Mathieu Mendizabal et Julen Achiary (photo) ont ouvert le festival Errobiko Festibala le 19 juillet avec le « chant profond du peuple basque ». / Isabelle Miquelestorena

Ici, à Errobiko Festibala (fruit de l’association Ezcandraï et du barde déchaîné, Beñat Achiary), le concert de catégorie, le point d’orgue de chaque soirée, commence vers minuit et quart, minuit vingt, enfin, quand c’est prêt. Personne n’ayant mieux à faire, on vit le temps – ailleurs on le tuerait… – avec un verre de txakoli, une boîte à rires, quelques méditations sous la lune et beaucoup de poésies en tête. Il peut pleuvoir, il sait pleuvoir, peu importe. Le txakoli est un vin vert.

La nuit, à Errobiko Festibala, les débats chantés ont lieu à Atharri, trinquet dans la montagne avec mur à gauche, tout le confort moderne, et cette coquetterie métaphysique qu’on ne connaît qu’au Pays basque. C’est, figurez-vous, question de voix, de timbre, de chant profond, le credo de Beñat Achiary. Connu dans toute l’Europe, au Japon et à Itxassou, Beñat Achiary reste délicieusement ignoré ailleurs. Il mène sa barque. Itxassou (comme ça se prononce), est un des plus jolis villages du Pays basque. Les autres aussi. Depuis 1996, Itxassou célèbre la Nive (Errobi) qui descend en chute libre des Pyrénées : son festival – Errobiko Festibala (juqu’au 22 juillet) – est une célébration, une partie de campagne, une ballade, un sérieux accompte sur le bonheur.

Sans la moindre baguette, Beñat Achiary, vocaliste hors piste au répertoire imbattable, change son festival en emploi du temps très finement dépensé. Par beau temps (le 24 décembre en fin d’après-midi), du petit plateau en altitude d’Urzumu, qui sert d’aérodrome aux vélivoles intrépides, on voit la mer (itsasoa).

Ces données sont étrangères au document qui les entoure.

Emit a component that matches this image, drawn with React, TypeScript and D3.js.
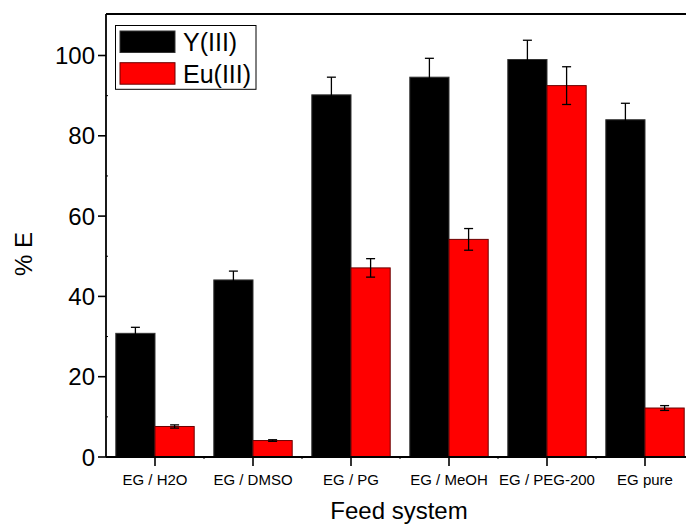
import React from "react";
import * as d3 from "d3";

const categories = ["EG / H2O", "EG / DMSO", "EG / PG", "EG / MeOH", "EG / PEG-200", "EG pure"];
const seriesNames = ["Y(III)", "Eu(III)"];
const yValues = [30.8, 44.1, 90.2, 94.6, 99.0, 84.0];
const yErrors = [1.5, 2.2, 4.4, 4.7, 4.8, 4.1];
const euValues = [7.6, 4.1, 47.1, 54.2, 92.5, 12.2];
const euErrors = [0.4, 0.2, 2.3, 2.7, 4.7, 0.6];
const yTicks = [0, 20, 40, 60, 80, 100];
const yMinorTicks = [10, 30, 50, 70, 90];
const fills = ["#000000", "#ff0000"];
const outlines = ["#333333", "#6b0000"];

const W = 686;
const H = 525;
const left = 106;
const top = 14;
const bottom = 457;
const step = 98;

export default function App() {
  const x0 = d3.scaleBand<string>().domain(categories).range([left, left + step * categories.length]).padding(0);
  const groupW = x0.bandwidth() * 0.8;
  const x1 = d3.scaleBand<string>().domain(seriesNames).range([-groupW / 2, groupW / 2]).padding(0);
  const y = d3.scaleLinear().domain([0, 110]).range([bottom, bottom - 110 * 4.015]);

  const series = [
    { name: seriesNames[0], values: yValues, errors: yErrors },
    { name: seriesNames[1], values: euValues, errors: euErrors },
  ];

  const font = "Arial, 'Liberation Sans', Helvetica, sans-serif";
  const center = (c: string) => (x0(c) as number) + x0.bandwidth() / 2;

  return (
    <svg width={W} height={H} style={{ position: "absolute", left: 0, top: 0, background: "#fff" }} fontFamily={font}>
      {/* bars */}
      {series.map((s, si) =>
        categories.map((c, ci) => {
          const bx = center(c) + (x1(s.name) as number);
          const v = s.values[ci];
          return (
            <rect
              key={`b-${si}-${ci}`}
              x={bx}
              y={y(v)}
              width={x1.bandwidth()}
              height={bottom - y(v)}
              fill={fills[si]}
              stroke={outlines[si]}
              strokeWidth={1}
            />
          );
        })
      )}
      {/* error bars */}
      {series.map((s, si) =>
        categories.map((c, ci) => {
          const cx = center(c) + (x1(s.name) as number) + x1.bandwidth() / 2;
          const v = s.values[ci];
          const e = s.errors[ci];
          const hi = y(v + e);
          const lo = y(v - e);
          return (
            <g key={`e-${si}-${ci}`} stroke="#000" strokeWidth={1.3}>
              <line x1={cx} x2={cx} y1={hi} y2={lo} />
              <line x1={cx - 4.5} x2={cx + 4.5} y1={hi} y2={hi} />
              <line x1={cx - 4.5} x2={cx + 4.5} y1={lo} y2={lo} />
            </g>
          );
        })
      )}
      {/* frame */}
      <g stroke="#000" strokeWidth={1.8} fill="none">
        <line x1={left} x2={W} y1={top} y2={top} />
        <line x1={left} x2={left} y1={top} y2={bottom} />
        <line x1={left} x2={W} y1={bottom} y2={bottom} />
      </g>
      {/* y axis ticks */}
      {yTicks.map((t) => (
        <g key={`yt-${t}`}>
          <line x1={left - 8} x2={left} y1={y(t)} y2={y(t)} stroke="#000" strokeWidth={1.6} />
          <text x={left - 11} y={y(t)} dy="0.36em" textAnchor="end" fontSize={24} fill="#000">
            {t}
          </text>
        </g>
      ))}
      {yMinorTicks.map((t) => (
        <line key={`ym-${t}`} x1={left} x2={left + 2} y1={y(t)} y2={y(t)} stroke="#000" strokeWidth={1} />
      ))}
      {/* x axis ticks */}
      {categories.map((c) => (
        <g key={`xt-${c}`}>
          <line x1={center(c)} x2={center(c)} y1={bottom} y2={bottom + 9} stroke="#000" strokeWidth={1.6} />
          <text x={center(c)} y={485} textAnchor="middle" fontSize={15} fill="#000">
            {c}
          </text>
        </g>
      ))}
      {categories.slice(1).map((c) => (
        <line key={`xm-${c}`} x1={x0(c) as number} x2={x0(c) as number} y1={bottom} y2={bottom + 2} stroke="#000" strokeWidth={1} />
      ))}
      {/* axis titles */}
      <text x={399} y={519} textAnchor="middle" fontSize={24} fill="#000">
        Feed system
      </text>
      <text transform="translate(32,254) rotate(-90)" textAnchor="middle" fontSize={24} fill="#000">
        % E
      </text>
      {/* legend */}
      <rect x={115.5} y={25.5} width={140.5} height={63.8} fill="#fff" stroke="#000" strokeWidth={1} />
      {seriesNames.map((n, i) => (
        <g key={`lg-${n}`}>
          <rect x={120} y={31 + i * 31.7} width={55} height={21.5} fill={fills[i]} stroke={outlines[i]} strokeWidth={1} />
          <text x={183} y={42 + i * 31.7} dy="0.36em" fontSize={25} fill="#000">
            {n}
          </text>
        </g>
      ))}
    </svg>
  );
}
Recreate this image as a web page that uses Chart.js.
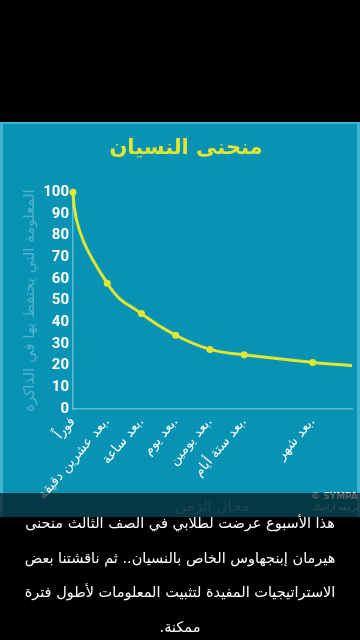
<!DOCTYPE html>
<html>
<head>
<meta charset="utf-8">
<script src="https://cdn.jsdelivr.net/npm/chart.js@4.4.1/dist/chart.umd.min.js"></script>
<style>
  html, body { margin: 0; padding: 0; background: #000; }
  body { width: 360px; height: 640px; position: relative; overflow: hidden; font-family: 'DejaVu Sans', sans-serif; }
  #panel {
    position: absolute; left: 0; top: 122px; width: 360px; height: 395px;
    background: #0893b5; box-sizing: border-box;
    border-top: 2px solid #3fb3d3; border-left: 3px solid #3fb3d3; border-right: 3px solid #3fb3d3;
  }
  #chartBox { position: absolute; left: 0; top: 122px; width: 360px; height: 395px; }
  .credit { position: absolute; color: #e8f4f8; font-family: 'DejaVu Sans', sans-serif; }
  #band { position: absolute; left: 0; top: 493px; width: 360px; height: 24px; background: rgba(0, 0, 0, 0.62); }
  #caption {
    position: absolute; left: 0; top: 506px; width: 360px;
    color: #fff; font-size: 14.5px; line-height: 34.5px; text-align: center; direction: rtl;
  }
</style>
</head>
<body>
<div id="panel"></div>
<div id="chartBox"><canvas id="grafico"></canvas></div>
<div class="credit" style="left:311px; top:491px; font-size:9px; font-weight:bold;">© SYMPA</div>
<div class="credit" style="left:313px; top:503px; font-size:8px; opacity:0.6; direction:rtl;">ترجمة أراجيك</div>
<div id="band"></div>
<div id="caption">هذا الأسبوع عرضت لطلابي في الصف الثالث منحنى<br>هيرمان إبنجهاوس الخاص بالنسيان.. ثم ناقشتنا بعض<br>الاستراتيجيات المفيدة لتثبيت المعلومات لأطول فترة<br>ممكنة.</div>

<script>
// نقاط المنحنى (موضع الزمن على المحور + النسبة المتبقية)
const tempos = [0, 1, 2, 3, 4, 5, 7, 8.15];
const retencao = [100, 58, 44, 34, 27.5, 25, 21.5, 20];

// تسميات المحور الأفقي
const posRotulos = [0, 1, 2, 3, 4, 5, 7];
const rotulos = ['فوراً', 'بعد عشرين دقيقة.', 'بعد ساعة.', 'بعد يوم.', 'بعد يومين.', 'بعد ستة أيام.', 'بعد شهر.'];

// تسميات المحور العمودي
const ticksY = [0, 10, 20, 30, 40, 50, 60, 70, 80, 90, 100];

const amarelo = '#e2e631';
const azulClaro = '#5bbfdb';

// يجعل بداية المنحنى شبه عمودية (شكل منحنى النسيان)
const curvaInicio = {
    id: 'curvaInicio',
    beforeDatasetDraw(chart, args) {
        const meta = args.meta;
        const line = meta.dataset;
        line.updateControlPoints(chart.chartArea, 'x');
        const [p0, p1, p2] = meta.data;
        const dx = p1.x - p0.x, dy = p1.y - p0.y;
        const s1 = Math.sqrt((dy / dx) * ((p2.y - p1.y) / (p2.x - p1.x)));
        p0.cp2x = p0.x + 0.03 * dx;
        p0.cp2y = p0.y + 0.45 * dy;
        p1.cp1x = p1.x - 0.45 * dx;
        p1.cp1y = p1.y - 0.45 * dx * s1;
        const d2 = (p2.x - p1.x) * 0.4;
        p1.cp2x = p1.x + d2;
        p1.cp2y = p1.y + d2 * s1;
        line._path = undefined;
    }
};

const ctx = document.getElementById('grafico').getContext('2d');
const grafico = new Chart(ctx, {
    type: 'line',
    plugins: [curvaInicio],
    data: {
        datasets: [{
            data: tempos.map((t, i) => ({ x: t, y: retencao[i] })),
            borderColor: amarelo,
            borderWidth: 3,
            backgroundColor: amarelo,
            pointRadius: retencao.map((v, i) => i < posRotulos.length ? 3.5 : 0),
            pointHoverRadius: 0,
            pointBorderWidth: 0,
            tension: 0.4,
            clip: false
        }]
    },
    options: {
        responsive: true,
        maintainAspectRatio: false,
        animation: false,
        layout: { padding: { left: 20, right: 8, top: 0, bottom: 0 } },
        plugins: {
            legend: { display: false },
            tooltip: { enabled: false },
            title: {
                display: true,
                text: 'منحنى النسيان',
                color: amarelo,
                font: { family: 'DejaVu Sans', size: 21, weight: 'bold' },
                padding: { top: 14, bottom: 31 }
            }
        },
        scales: {
            x: {
                type: 'linear',
                min: 0,
                max: tempos[tempos.length - 1],
                grid: { display: false, drawTicks: false },
                border: { display: true, color: azulClaro, width: 1.5 },
                afterBuildTicks: (axis) => { axis.ticks = posRotulos.map(v => ({ value: v })); },
                afterFit: (axis) => { axis.height = 108; },
                ticks: {
                    autoSkip: false,
                    minRotation: 50,
                    maxRotation: 50,
                    padding: 5,
                    color: '#ffffff',
                    font: { family: 'DejaVu Sans', size: 13.5 },
                    callback: (v) => rotulos[posRotulos.indexOf(v)]
                },
                title: {
                    display: true,
                    text: 'مجال الزمن',
                    color: '#4fb3cf',
                    font: { family: 'DejaVu Sans', size: 15 },
                    padding: { top: 0, bottom: 1 }
                }
            },
            y: {
                min: 0,
                max: 100,
                grid: { display: false, drawTicks: false },
                border: { display: true, color: azulClaro, width: 1.5 },
                afterBuildTicks: (axis) => { axis.ticks = ticksY.map(v => ({ value: v })); },
                afterFit: (axis) => { axis.width = 53; },
                ticks: {
                    padding: 4,
                    color: '#ffffff',
                    font: { family: "'Liberation Sans Narrow', 'Roboto', sans-serif", size: 15, weight: 'bold' }
                },
                title: {
                    display: true,
                    text: 'المعلومة التي يحتفظ بها في الذاكرة',
                    color: '#4fb3cf',
                    font: { family: 'DejaVu Sans', size: 15 },
                    padding: { top: 1, bottom: 0 }
                }
            }
        }
    }
});
</script>
</body>
</html>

Les esprits se manifestent

D’où ce doux nom d’Itxassou. Mais le temps ne fait rien à l’affaire. Au beau milieu d’Oyate, nouvelle création des portraits de chefs indiens dessinés naguère par le pianiste Tony Hymas (pour le label nato de Jean Rochard), un orage sensationnel met son grain de sel. Les esprits ne cessent de se manifester. Du coup, toutes sorte de nigauds mythifient l’Indien comme la Sncf, le « confort zen ».

En scène, Tony Hymas, Christophe Rocher (clarinettes), Paul Rogers (contrebasse ailée) et Beñat Achiary traitent leurs sujets – les grands chefs indiens, avec la rigueur qu’ils inspirent. Un des plus doux, un des plus violents moments de l’été. Infiniment plus proche du « jazz » qu’ailleurs où il fait produit d’appel.

Pourquoi ? Parce qu’Errobiko Festibala serait du genre alternatif, « un festival alternaïf » dixit Bernard Lubat, ange tutélaire de l’opération. Le plus souvent, les festivals se contentent d’apporter des réponses. Clefs en main. Alors que le « jazz », le « chant profond », ne sont que questions. Qui ne festivale pas le 19 août en France, ne jouera jamais. Le Sud-Est dégaine la grosse artillerie (Nice, Juan-les-Pins, Vence…), le Sud-Ouest s’en tient à des formats plus humbles (Albret Jazz Sessions du saxophoniste Eric Barret, Souillac…). Là-haut, dans la montagne, Errobiko célèbre les éléments, les plantes, les ciels : angle d’attaque, la voix. Celles à mains nues de Mathieu Mendizabal et Julen Achiary, duo exceptionnel sur fond de chants souletins et vizcayens…

Josean Artze, poète, conscience, vient de disparaître à Usurbil (12 janvier 2018). La 22e édtion d’Errobiko Festibala lui est dédiée : « Plus que nous ne le choisissons, c’est le chant qui nous choisit… Le chanteur n’a plus qu’à voler vers d’autres cœurs. » Décollage sur la piste d’Urzumu.